Manatees really are the most bizarre looking animals, with a prehensile upper lip that has all the dexterity of a hand and can select individual mangrove leaves. Their backs are covered in thick hairs that are encased in rough looking algae. Then their rounded fins and slightly bulbous body give them the impression of being made from play-dough rather than muscle and bone. And their mermaid tails allow them to move through the water with more grace than you could imagine such a creature being able to possess. I was captivated.
It was with great reluctance that I allowed myself to be torn away from her with the rest of the group to look at the monkeys that Wildtracks had also rescued. Most of their monkeys were taken from the pet trade and will be released into the wild if they can. Sadly this is not always the case. We met one white-faced capuchin who can sadly never be released, as white-faced capuchins are not native to Belize. He must have been brought over internationally and then sold off as a pet. I asked Chris if there was any way that this monkey could be repatriated but he replied sadly,
“We would love to but we just don’t have the funds or the connections to be able to do that successfully. So he will just have to live here with us instead,”
Once we had met the monkeys that was the end of our tour. Our guide walked us back out to the driveway, I longingly took one last glance at my beloved manatee friend before walking on with the group.
“It’s a shame, we thought we might have another young one coming in earlier this week,” Chris told me as we walked, “And in that case she would have had to go into the intensive care pool for 24/7 monitoring. We would have had to ask you guys to help us out with some of the night shifts, because of course she’d need someone in the pool with her constantly. But we couldn’t catch the manatee to bring her here, she was under too much stress.”
I told myself to forget that I’d ever heard that. I didn’t even want to cuddle a baby manatee anyways. That doesn’t sound fun. At all.

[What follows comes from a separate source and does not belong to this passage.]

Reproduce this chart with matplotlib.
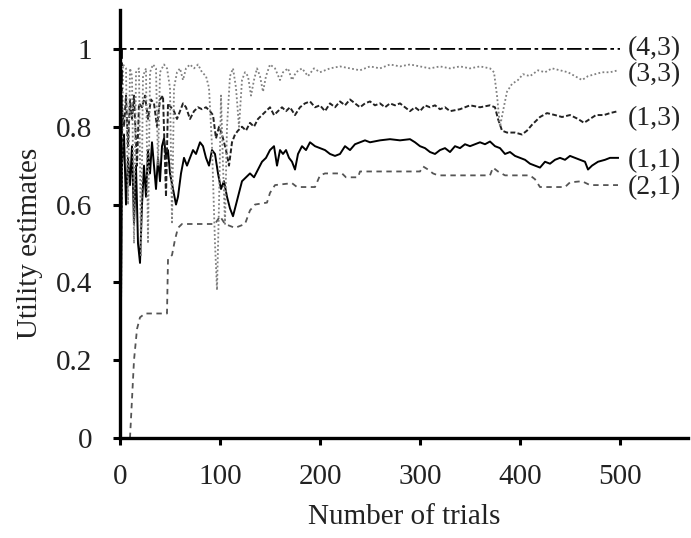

We thanked Chris for giving us the tour and he told us to come back as volunteers a different time. Another volunteer at Wildtracks came to say goodbye as well while we waited for the trucks to collect us. She was carrying a baby peccary that had just been brought in and I had never found peccaries to be cute but I also don’t think I have ever seen such a tiny animal in my life.
But once the trucks showed up we did have to leave, so we waved goodbye to the peccaries, geese, monkeys and manatees and headed back to Blue Ventures.